Inclusion not Exclusion. Appreciation and Reciprocation. Acceptance and Equality.

IMAGINE

Another dear friend, like a sister, is pro gun and pro life. me too. But we differ significantly.
As to guns, I support the constitutional right to own guns, but in my opinion, not without limits. No one needs a bazooka.

As to life, I am not for abortions. My first wife aborted our second child. It hurt. It hurt like hell. But I support her constitutional right to choose. If we value life, then we must see that everything is living. We kill and eat living things in order to live. Now if you value humans over all other species, as though their life and plight is any different or came from some other place, than all the other life forces that breathe the same air, whose hearts pump the same blood through similar bodily systems, then you elevate your self to the authority to decide when life begins and who does and does not have the right to their own bodies.

I can understand wanting to be a voice, a champion for the weak, the unborn in this case.

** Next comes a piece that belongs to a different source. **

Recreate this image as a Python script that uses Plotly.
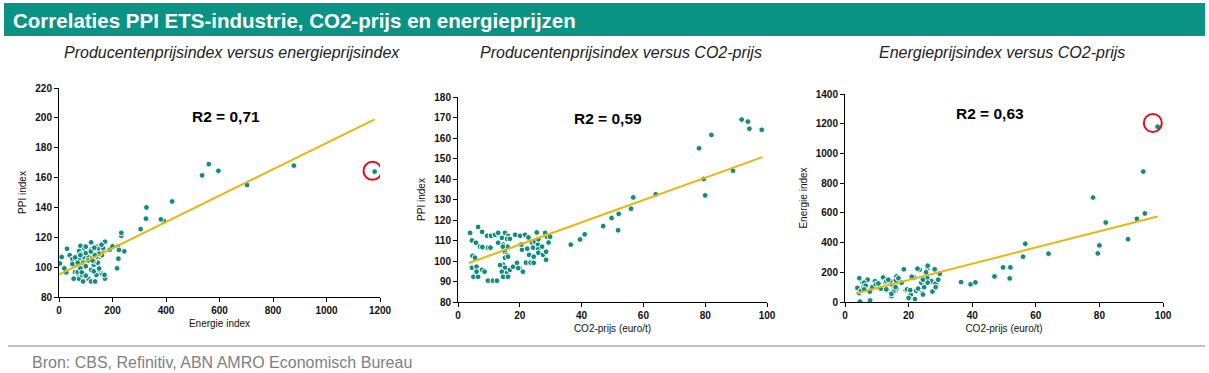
import plotly.graph_objects as go

# ---------------- data ----------------
co2_prijs = [
    3.9, 4.5, 4.7, 5.5, 6.5, 7.8, 5.8, 7.1, 8.4, 9.7, 9.4, 10.7, 12.0, 4.5, 6.0, 7.8, 8.6, 5.0, 6.5, 6.0,
    7.9, 9.7, 11.3, 12.6, 13.0, 15.2, 16.2, 14.2, 15.9, 16.8, 13.0, 14.6, 16.0, 14.5, 15.2, 15.9, 15.2, 16.2,
    14.6, 15.2, 14.2, 15.9, 14.6, 16.2, 16.8, 17.8, 19.1, 10.5, 13.6, 18.5, 20.1, 21.7, 20.7, 20.0, 22.4,
    24.0, 24.9, 25.9, 24.3, 25.9, 27.2, 28.2, 28.8, 29.8, 23.0, 24.5, 26.0, 27.5, 28.5, 22.0, 23.5, 24.5,
    26.0, 28.5, 19.5, 21.0, 22.8, 25.5, 29.3, 20.5,
    36.5, 39.5, 41.0, 47.0, 49.7, 51.8, 52.0, 56.0, 56.7, 64.0, 78.0, 79.5, 80.0, 82.0, 89.0, 91.8, 93.8,
    94.3, 98.3,
]
ppi_index = [
    113.7, 110.0, 102.5, 101.6, 116.6, 114.2, 108.9, 107.0, 106.5, 106.5, 112.3, 112.3, 112.8, 96.7, 97.2,
    95.7, 94.8, 92.3, 92.3, 94.8, 106.8, 90.4, 90.4, 90.4, 113.7, 113.7, 112.3, 111.3, 110.8, 110.8, 108.9,
    108.0, 107.0, 107.0, 104.5, 103.0, 101.6, 102.1, 98.2, 96.7, 94.8, 94.3, 92.3, 92.3, 95.7, 97.2, 99.1,
    106.5, 98.0, 112.8, 112.3, 112.8, 105.5, 96.5, 106.0, 108.9, 109.4, 108.0, 106.5, 105.7, 107.0, 113.7,
    111.8, 111.8, 103.0, 102.1, 104.0, 103.0, 104.5, 99.2, 99.2, 99.1, 110.6, 100.6, 96.5, 94.8, 111.5,
    113.9, 109.0, 108.0,
    108.0, 110.5, 113.0, 117.0, 121.0, 115.0, 123.0, 125.5, 131.0, 132.5, 155.0, 140.0, 132.0, 161.5, 144.0,
    169.0, 168.0, 164.5, 164.0,
]
energie_index = [
    95, 160, 3, 130, 120, 80, 100, 150, 90, 110, 140, 95, 165, 60, 130, 70, 100, 75, 110, 85,
    10, 120, 90, 135, 140, 100, 150, 120, 75, 165, 85, 40, 130, 65, 110, 145, 60, 90,
    120, 70, 140, 100, 55, 172, 160, 130, 80, 125, 150, 220, 30, 165, 50, 27, 75,
    130, 100, 160, 60, 222, 140, 220, 120, 190, 90, 50, 130, 70, 125, 20, 217, 150,
    244, 100, 85, 170, 224, 200, 150, 80,
    134, 119, 132, 172, 233, 159, 233, 305, 392, 325, 703, 327, 381, 535, 423, 560, 878,
    596, 1180,
]

# trend lines (end points)
trend1_x = [0, 1180]
trend1_y = [95, 199]
trend2_x = [3.5, 98.5]
trend2_y = [99, 150.7]
trend3_x = [3.5, 98.3]
trend3_y = [58, 576]

r2_labels = ["R2 = 0,71", "R2 = 0,59", "R2 = 0,63"]
subtitles = ["Producentenprijsindex versus energieprijsindex",
             "Producentenprijsindex versus CO2-prijs",
             "Energieprijsindex versus CO2-prijs"]
title = "Correlaties PPI ETS-industrie, CO2-prijs en energieprijzen"
source = "Bron: CBS, Refinitiv, ABN AMRO Economisch Bureau"

# ---------------- styling ----------------
W, H = 1209, 373
TEAL_HEAD = "#0a9384"
TEAL_DOT = "#168a7c"
GOLD = "#e8b512"
RED = "#e0101a"
FONT = "Liberation Sans"

def px_x(p):
    return p / W

def px_y(p):
    return 1 - p / H

fig = go.Figure()

# outlier index (largest energy value)
imax = max(range(len(energie_index)), key=lambda i: energie_index[i])

panels = [
    dict(x=energie_index, y=ppi_index, tx=trend1_x, ty=trend1_y, xa="x", ya="y"),
    dict(x=co2_prijs, y=ppi_index, tx=trend2_x, ty=trend2_y, xa="x2", ya="y2"),
    dict(x=co2_prijs, y=energie_index, tx=trend3_x, ty=trend3_y, xa="x3", ya="y3"),
]

for i, p in enumerate(panels):
    fig.add_trace(go.Scatter(
        x=p["x"], y=p["y"], mode="markers", xaxis=p["xa"], yaxis=p["ya"],
        marker=dict(size=5.8, color=TEAL_DOT, line=dict(color="white", width=1)),
        showlegend=False, hoverinfo="skip"))
    fig.add_trace(go.Scatter(
        x=p["tx"], y=p["ty"], mode="lines", xaxis=p["xa"], yaxis=p["ya"],
        line=dict(color=GOLD, width=2), showlegend=False, hoverinfo="skip"))

# red circles around the outlier (panels 1 and 3)
fig.add_trace(go.Scatter(
    x=[energie_index[imax] - 8], y=[ppi_index[imax] + 0.5], mode="markers", xaxis="x", yaxis="y",
    marker=dict(symbol="circle-open", size=18, color=RED, line=dict(width=2, color=RED)),
    showlegend=False, hoverinfo="skip"))
fig.add_trace(go.Scatter(
    x=[co2_prijs[imax] - 1.5], y=[energie_index[imax] + 25], mode="markers", xaxis="x3", yaxis="y3",
    marker=dict(symbol="circle-open", size=18, color=RED, line=dict(width=2, color=RED)),
    showlegend=False, hoverinfo="skip"))

tickfont = dict(family=FONT, size=10, color="#111111", weight="bold")
titlefont = dict(family=FONT, size=10, color="#111111")

def xaxis(dom, rng, dtick, title_text, anchor):
    return dict(domain=dom, range=rng, dtick=dtick, tick0=0, showgrid=False, zeroline=False,
                showline=True, linecolor="black", linewidth=1, ticks="outside", ticklen=4,
                tickcolor="black", tickfont=tickfont, fixedrange=True, anchor=anchor,
                automargin=False,
                title=dict(text=title_text, font=titlefont, standoff=4))

def yaxis(dom, rng, dtick, title_text, anchor):
    return dict(domain=dom, range=rng, dtick=dtick, tick0=0, showgrid=False, zeroline=False,
                showline=True, linecolor="black", linewidth=1, ticks="outside", ticklen=4,
                tickcolor="black", tickfont=tickfont, fixedrange=True, anchor=anchor,
                automargin=False,
                title=dict(text=title_text, font=titlefont, standoff=6))

fig.update_layout(
    width=W, height=H, margin=dict(l=0, r=0, t=0, b=0, autoexpand=False),
    paper_bgcolor="white", plot_bgcolor="white",
    xaxis=xaxis([px_x(59), px_x(380)], [0, 1200], 200, "Energie index", "y"),
    yaxis=yaxis([px_y(297), px_y(88)], [80, 220], 20, "PPI index", "x"),
    xaxis2=xaxis([px_x(458), px_x(767)], [0, 100], 20, "CO2-prijs (euro/t)", "y2"),
    yaxis2=yaxis([px_y(302), px_y(97)], [80, 180], 10, "PPI index", "x2"),
    xaxis3=xaxis([px_x(845), px_x(1163)], [0, 100], 20, "CO2-prijs (euro/t)", "y3"),
    yaxis3=yaxis([px_y(302), px_y(94)], [0, 1400], 200, "Energie index", "x3"),
)

# header bar, separator line
fig.add_shape(type="rect", xref="paper", yref="paper", x0=px_x(4), x1=px_x(1205),
              y0=px_y(36), y1=px_y(3), fillcolor=TEAL_HEAD, line=dict(width=0), layer="below")
fig.add_shape(type="line", xref="paper", yref="paper", x0=px_x(8), x1=px_x(1205),
              y0=px_y(346), y1=px_y(346), line=dict(color="#c0c0c0", width=2))

fig.add_annotation(text=title, xref="paper", yref="paper", x=px_x(11), y=px_y(20),
                   xanchor="left", yanchor="middle", showarrow=False,
                   font=dict(family=FONT, size=20.5, color="white", weight="bold"))

for cx, txt in zip([232, 621, 1002], subtitles):
    fig.add_annotation(text=txt, xref="paper", yref="paper", x=px_x(cx), y=px_y(53),
                       xanchor="center", yanchor="middle", showarrow=False,
                       font=dict(family=FONT, size=16, color="#222222", style="italic"))

r2_pos = [("x", "y", 626, 201), ("x2", "y2", 48.5, 169.5), ("x3", "y3", 45.5, 1270)]
for (xr, yr, xv, yv), txt in zip(r2_pos, r2_labels):
    fig.add_annotation(text=txt, xref=xr, yref=yr, x=xv, y=yv, showarrow=False,
                       xanchor="center", yanchor="middle",
                       font=dict(family=FONT, size=15.5, color="black", weight="bold"))

fig.add_annotation(text=source, xref="paper", yref="paper", x=px_x(30), y=px_y(362),
                   xanchor="left", yanchor="middle", showarrow=False,
                   font=dict(family=FONT, size=16, color="#808080"))

fig.write_html("out.html", config={"displayModeBar": False},
               post_script="document.body.style.margin='0';document.body.style.overflow='hidden';")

But to then be pro death penalty, pro war, anti welfare, anti birth control etc, is not respecting human life one bit. It is an attempt to legislate from a religious bent and unconstitutional.

IMAGINE


Maslow's Hierarchy of needs demonstrates that a healthy growth/evolution of self will become empathetic to the plight of others, especially the less fortunate.


Democracy is not perfect but it's great. I hold on to belief and hope that we will evolve. As the establishment crumbles it will strain to maintain power and control but change is inevitable. Change is good and evolution will bring equality.

After telling my friend like a brother that I'd be fine financially and as a white guy and a disabled veteran I'm not going to be the recipient of any discrimination or hate. I'm as privileged as it gets. But I told him, it's for the women and the minorities and the communities on the fringes that I worry and feel bad for. He asked, "why is that? Why should I give a crap?"

Being asked that, by someone I love and have known for fifty years, hurts. It means they don't really know me... at all.